++++ Given information

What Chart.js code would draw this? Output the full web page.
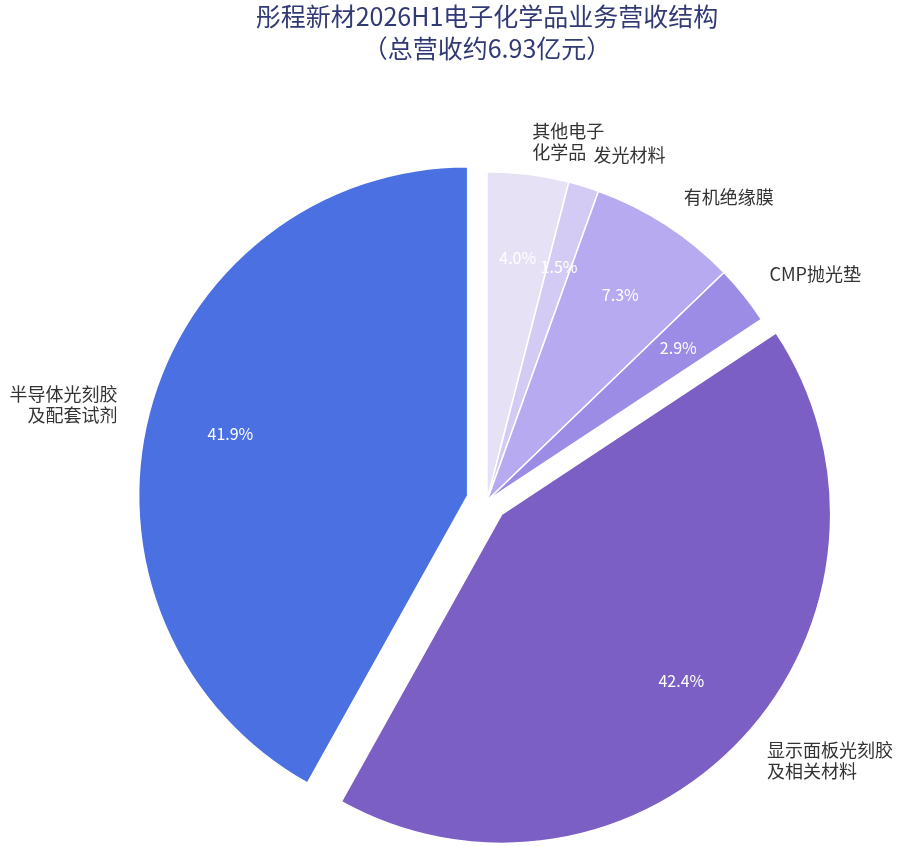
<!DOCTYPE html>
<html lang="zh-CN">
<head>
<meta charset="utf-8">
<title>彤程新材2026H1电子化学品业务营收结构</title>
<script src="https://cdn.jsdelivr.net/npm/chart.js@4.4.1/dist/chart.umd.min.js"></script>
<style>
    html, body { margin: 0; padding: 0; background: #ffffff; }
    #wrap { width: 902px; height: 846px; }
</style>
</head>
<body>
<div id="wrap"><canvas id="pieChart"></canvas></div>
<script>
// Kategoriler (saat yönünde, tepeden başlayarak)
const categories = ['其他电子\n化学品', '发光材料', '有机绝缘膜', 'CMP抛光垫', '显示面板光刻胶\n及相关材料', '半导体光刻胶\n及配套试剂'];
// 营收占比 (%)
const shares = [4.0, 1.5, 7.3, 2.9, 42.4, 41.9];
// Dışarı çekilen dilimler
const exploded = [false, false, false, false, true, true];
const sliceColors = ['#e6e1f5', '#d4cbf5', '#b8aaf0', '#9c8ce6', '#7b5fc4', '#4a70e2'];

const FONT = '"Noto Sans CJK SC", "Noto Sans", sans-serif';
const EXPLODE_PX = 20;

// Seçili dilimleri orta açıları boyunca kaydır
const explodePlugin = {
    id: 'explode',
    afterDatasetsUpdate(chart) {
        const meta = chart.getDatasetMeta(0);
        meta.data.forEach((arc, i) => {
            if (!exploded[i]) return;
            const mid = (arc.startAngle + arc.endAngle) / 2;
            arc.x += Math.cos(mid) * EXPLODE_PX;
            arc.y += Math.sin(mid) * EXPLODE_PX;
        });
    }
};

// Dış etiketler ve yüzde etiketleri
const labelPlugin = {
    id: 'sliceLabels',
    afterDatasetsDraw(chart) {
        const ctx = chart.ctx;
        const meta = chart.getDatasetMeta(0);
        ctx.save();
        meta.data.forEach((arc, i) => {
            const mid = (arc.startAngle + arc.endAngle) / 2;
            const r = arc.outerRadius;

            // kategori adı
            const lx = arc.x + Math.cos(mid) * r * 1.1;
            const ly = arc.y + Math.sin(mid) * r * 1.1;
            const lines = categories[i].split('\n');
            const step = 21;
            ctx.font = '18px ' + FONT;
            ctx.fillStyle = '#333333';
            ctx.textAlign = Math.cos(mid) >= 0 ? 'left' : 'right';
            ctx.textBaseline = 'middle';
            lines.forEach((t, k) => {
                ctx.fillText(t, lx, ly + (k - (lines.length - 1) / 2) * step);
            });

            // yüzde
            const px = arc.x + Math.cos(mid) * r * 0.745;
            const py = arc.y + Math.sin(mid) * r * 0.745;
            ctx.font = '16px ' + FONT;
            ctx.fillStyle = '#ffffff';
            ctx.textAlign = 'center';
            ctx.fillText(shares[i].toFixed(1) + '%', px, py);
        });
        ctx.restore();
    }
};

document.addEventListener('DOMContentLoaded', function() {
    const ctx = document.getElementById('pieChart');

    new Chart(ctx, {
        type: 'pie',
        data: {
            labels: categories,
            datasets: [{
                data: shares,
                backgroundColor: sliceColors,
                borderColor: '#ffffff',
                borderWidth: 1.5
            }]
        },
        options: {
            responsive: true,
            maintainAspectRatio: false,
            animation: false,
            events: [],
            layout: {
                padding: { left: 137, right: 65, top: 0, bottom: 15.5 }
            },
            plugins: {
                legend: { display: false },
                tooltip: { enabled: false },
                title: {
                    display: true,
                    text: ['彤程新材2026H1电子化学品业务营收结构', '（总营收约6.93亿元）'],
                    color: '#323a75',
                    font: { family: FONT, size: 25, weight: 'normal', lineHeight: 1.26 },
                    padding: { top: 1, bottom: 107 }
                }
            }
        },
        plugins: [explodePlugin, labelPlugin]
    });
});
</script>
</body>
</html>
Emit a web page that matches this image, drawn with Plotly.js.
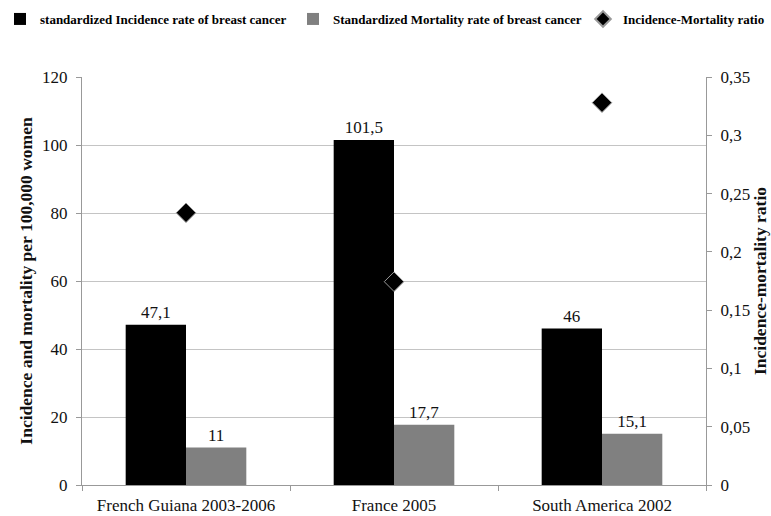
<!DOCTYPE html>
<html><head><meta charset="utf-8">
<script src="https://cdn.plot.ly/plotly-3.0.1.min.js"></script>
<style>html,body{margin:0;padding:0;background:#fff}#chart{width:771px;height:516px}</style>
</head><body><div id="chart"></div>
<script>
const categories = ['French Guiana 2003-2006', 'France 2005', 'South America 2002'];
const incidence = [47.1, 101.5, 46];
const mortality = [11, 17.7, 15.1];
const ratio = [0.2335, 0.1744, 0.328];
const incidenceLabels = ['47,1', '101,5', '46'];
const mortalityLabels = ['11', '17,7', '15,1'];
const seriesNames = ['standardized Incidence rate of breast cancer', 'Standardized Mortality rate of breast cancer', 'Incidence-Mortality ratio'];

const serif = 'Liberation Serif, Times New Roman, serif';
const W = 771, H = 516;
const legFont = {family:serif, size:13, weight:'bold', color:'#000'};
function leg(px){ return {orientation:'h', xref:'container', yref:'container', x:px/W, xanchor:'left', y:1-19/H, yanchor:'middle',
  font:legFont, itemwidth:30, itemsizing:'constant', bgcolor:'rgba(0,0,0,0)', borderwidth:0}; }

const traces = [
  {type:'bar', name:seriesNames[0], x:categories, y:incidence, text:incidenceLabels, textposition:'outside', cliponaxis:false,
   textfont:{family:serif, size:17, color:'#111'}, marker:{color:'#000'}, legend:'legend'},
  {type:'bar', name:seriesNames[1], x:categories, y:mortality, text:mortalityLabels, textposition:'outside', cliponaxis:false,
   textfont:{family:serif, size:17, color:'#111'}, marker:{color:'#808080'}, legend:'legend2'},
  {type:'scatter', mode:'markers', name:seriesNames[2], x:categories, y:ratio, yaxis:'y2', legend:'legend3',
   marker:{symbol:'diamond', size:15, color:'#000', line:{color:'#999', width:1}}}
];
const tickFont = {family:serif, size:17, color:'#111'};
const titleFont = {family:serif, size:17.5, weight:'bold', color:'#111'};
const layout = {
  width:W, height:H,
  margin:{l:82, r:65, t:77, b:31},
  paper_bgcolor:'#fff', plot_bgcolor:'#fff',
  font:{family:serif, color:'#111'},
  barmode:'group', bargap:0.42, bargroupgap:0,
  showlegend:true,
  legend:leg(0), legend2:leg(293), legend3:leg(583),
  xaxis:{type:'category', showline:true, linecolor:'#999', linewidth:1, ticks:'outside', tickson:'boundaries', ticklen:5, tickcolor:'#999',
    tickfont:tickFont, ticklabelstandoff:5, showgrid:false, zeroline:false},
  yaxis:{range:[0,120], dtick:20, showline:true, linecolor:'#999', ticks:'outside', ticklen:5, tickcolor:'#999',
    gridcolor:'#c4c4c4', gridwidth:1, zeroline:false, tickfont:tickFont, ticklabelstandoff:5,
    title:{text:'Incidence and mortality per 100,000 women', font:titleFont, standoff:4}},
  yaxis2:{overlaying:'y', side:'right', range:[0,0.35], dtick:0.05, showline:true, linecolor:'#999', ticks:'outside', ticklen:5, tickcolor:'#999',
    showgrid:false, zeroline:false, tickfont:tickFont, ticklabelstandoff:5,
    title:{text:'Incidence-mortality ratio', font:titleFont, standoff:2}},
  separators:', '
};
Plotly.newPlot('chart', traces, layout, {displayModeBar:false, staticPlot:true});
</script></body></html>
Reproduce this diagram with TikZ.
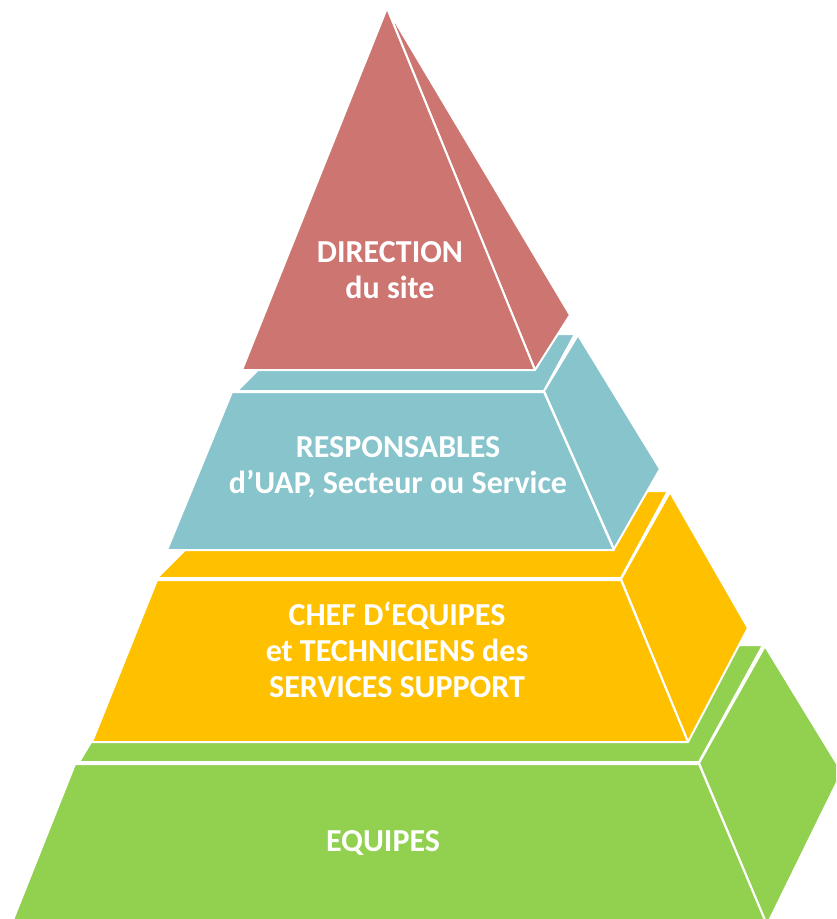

++++++++

Output all the records, word for word, with no pictures in the copy.

• **Full response**:
What Chart.js code would draw this? Output the full web page.
<!DOCTYPE html>
<html lang="zh-CN">
<head>
<meta charset="utf-8">
<title>彤程新材2026H1电子化学品业务营收结构</title>
<script src="https://cdn.jsdelivr.net/npm/chart.js@4.4.1/dist/chart.umd.min.js"></script>
<style>
    html, body { margin: 0; padding: 0; background: #ffffff; }
    #wrap { width: 902px; height: 846px; }
</style>
</head>
<body>
<div id="wrap"><canvas id="pieChart"></canvas></div>
<script>
// Kategoriler (saat yönünde, tepeden başlayarak)
const categories = ['其他电子\n化学品', '发光材料', '有机绝缘膜', 'CMP抛光垫', '显示面板光刻胶\n及相关材料', '半导体光刻胶\n及配套试剂'];
// 营收占比 (%)
const shares = [4.0, 1.5, 7.3, 2.9, 42.4, 41.9];
// Dışarı çekilen dilimler
const exploded = [false, false, false, false, true, true];
const sliceColors = ['#e6e1f5', '#d4cbf5', '#b8aaf0', '#9c8ce6', '#7b5fc4', '#4a70e2'];

const FONT = '"Noto Sans CJK SC", "Noto Sans", sans-serif';
const EXPLODE_PX = 20;

// Seçili dilimleri orta açıları boyunca kaydır
const explodePlugin = {
    id: 'explode',
    afterDatasetsUpdate(chart) {
        const meta = chart.getDatasetMeta(0);
        meta.data.forEach((arc, i) => {
            if (!exploded[i]) return;
            const mid = (arc.startAngle + arc.endAngle) / 2;
            arc.x += Math.cos(mid) * EXPLODE_PX;
            arc.y += Math.sin(mid) * EXPLODE_PX;
        });
    }
};

// Dış etiketler ve yüzde etiketleri
const labelPlugin = {
    id: 'sliceLabels',
    afterDatasetsDraw(chart) {
        const ctx = chart.ctx;
        const meta = chart.getDatasetMeta(0);
        ctx.save();
        meta.data.forEach((arc, i) => {
            const mid = (arc.startAngle + arc.endAngle) / 2;
            const r = arc.outerRadius;

            // kategori adı
            const lx = arc.x + Math.cos(mid) * r * 1.1;
            const ly = arc.y + Math.sin(mid) * r * 1.1;
            const lines = categories[i].split('\n');
            const step = 21;
            ctx.font = '18px ' + FONT;
            ctx.fillStyle = '#333333';
            ctx.textAlign = Math.cos(mid) >= 0 ? 'left' : 'right';
            ctx.textBaseline = 'middle';
            lines.forEach((t, k) => {
                ctx.fillText(t, lx, ly + (k - (lines.length - 1) / 2) * step);
            });

            // yüzde
            const px = arc.x + Math.cos(mid) * r * 0.745;
            const py = arc.y + Math.sin(mid) * r * 0.745;
            ctx.font = '16px ' + FONT;
            ctx.fillStyle = '#ffffff';
            ctx.textAlign = 'center';
            ctx.fillText(shares[i].toFixed(1) + '%', px, py);
        });
        ctx.restore();
    }
};

document.addEventListener('DOMContentLoaded', function() {
    const ctx = document.getElementById('pieChart');

    new Chart(ctx, {
        type: 'pie',
        data: {
            labels: categories,
            datasets: [{
                data: shares,
                backgroundColor: sliceColors,
                borderColor: '#ffffff',
                borderWidth: 1.5
            }]
        },
        options: {
            responsive: true,
            maintainAspectRatio: false,
            animation: false,
            events: [],
            layout: {
                padding: { left: 137, right: 65, top: 0, bottom: 15.5 }
            },
            plugins: {
                legend: { display: false },
                tooltip: { enabled: false },
                title: {
                    display: true,
                    text: ['彤程新材2026H1电子化学品业务营收结构', '（总营收约6.93亿元）'],
                    color: '#323a75',
                    font: { family: FONT, size: 25, weight: 'normal', lineHeight: 1.26 },
                    padding: { top: 1, bottom: 107 }
                }
            }
        },
        plugins: [explodePlugin, labelPlugin]
    });
});
</script>
</body>
</html>
Emit a web page that matches this image, drawn with Plotly.js.
<!DOCTYPE html>
<html><head><meta charset="utf-8">
<script src="https://cdn.plot.ly/plotly-3.0.1.min.js"></script>
<style>html,body{margin:0;padding:0;background:#fff}#chart{width:771px;height:516px}</style>
</head><body><div id="chart"></div>
<script>
const categories = ['French Guiana 2003-2006', 'France 2005', 'South America 2002'];
const incidence = [47.1, 101.5, 46];
const mortality = [11, 17.7, 15.1];
const ratio = [0.2335, 0.1744, 0.328];
const incidenceLabels = ['47,1', '101,5', '46'];
const mortalityLabels = ['11', '17,7', '15,1'];
const seriesNames = ['standardized Incidence rate of breast cancer', 'Standardized Mortality rate of breast cancer', 'Incidence-Mortality ratio'];

const serif = 'Liberation Serif, Times New Roman, serif';
const W = 771, H = 516;
const legFont = {family:serif, size:13, weight:'bold', color:'#000'};
function leg(px){ return {orientation:'h', xref:'container', yref:'container', x:px/W, xanchor:'left', y:1-19/H, yanchor:'middle',
  font:legFont, itemwidth:30, itemsizing:'constant', bgcolor:'rgba(0,0,0,0)', borderwidth:0}; }

const traces = [
  {type:'bar', name:seriesNames[0], x:categories, y:incidence, text:incidenceLabels, textposition:'outside', cliponaxis:false,
   textfont:{family:serif, size:17, color:'#111'}, marker:{color:'#000'}, legend:'legend'},
  {type:'bar', name:seriesNames[1], x:categories, y:mortality, text:mortalityLabels, textposition:'outside', cliponaxis:false,
   textfont:{family:serif, size:17, color:'#111'}, marker:{color:'#808080'}, legend:'legend2'},
  {type:'scatter', mode:'markers', name:seriesNames[2], x:categories, y:ratio, yaxis:'y2', legend:'legend3',
   marker:{symbol:'diamond', size:15, color:'#000', line:{color:'#999', width:1}}}
];
const tickFont = {family:serif, size:17, color:'#111'};
const titleFont = {family:serif, size:17.5, weight:'bold', color:'#111'};
const layout = {
  width:W, height:H,
  margin:{l:82, r:65, t:77, b:31},
  paper_bgcolor:'#fff', plot_bgcolor:'#fff',
  font:{family:serif, color:'#111'},
  barmode:'group', bargap:0.42, bargroupgap:0,
  showlegend:true,
  legend:leg(0), legend2:leg(293), legend3:leg(583),
  xaxis:{type:'category', showline:true, linecolor:'#999', linewidth:1, ticks:'outside', tickson:'boundaries', ticklen:5, tickcolor:'#999',
    tickfont:tickFont, ticklabelstandoff:5, showgrid:false, zeroline:false},
  yaxis:{range:[0,120], dtick:20, showline:true, linecolor:'#999', ticks:'outside', ticklen:5, tickcolor:'#999',
    gridcolor:'#c4c4c4', gridwidth:1, zeroline:false, tickfont:tickFont, ticklabelstandoff:5,
    title:{text:'Incidence and mortality per 100,000 women', font:titleFont, standoff:4}},
  yaxis2:{overlaying:'y', side:'right', range:[0,0.35], dtick:0.05, showline:true, linecolor:'#999', ticks:'outside', ticklen:5, tickcolor:'#999',
    showgrid:false, zeroline:false, tickfont:tickFont, ticklabelstandoff:5,
    title:{text:'Incidence-mortality ratio', font:titleFont, standoff:2}},
  separators:', '
};
Plotly.newPlot('chart', traces, layout, {displayModeBar:false, staticPlot:true});
</script></body></html>
Reproduce this diagram with TikZ.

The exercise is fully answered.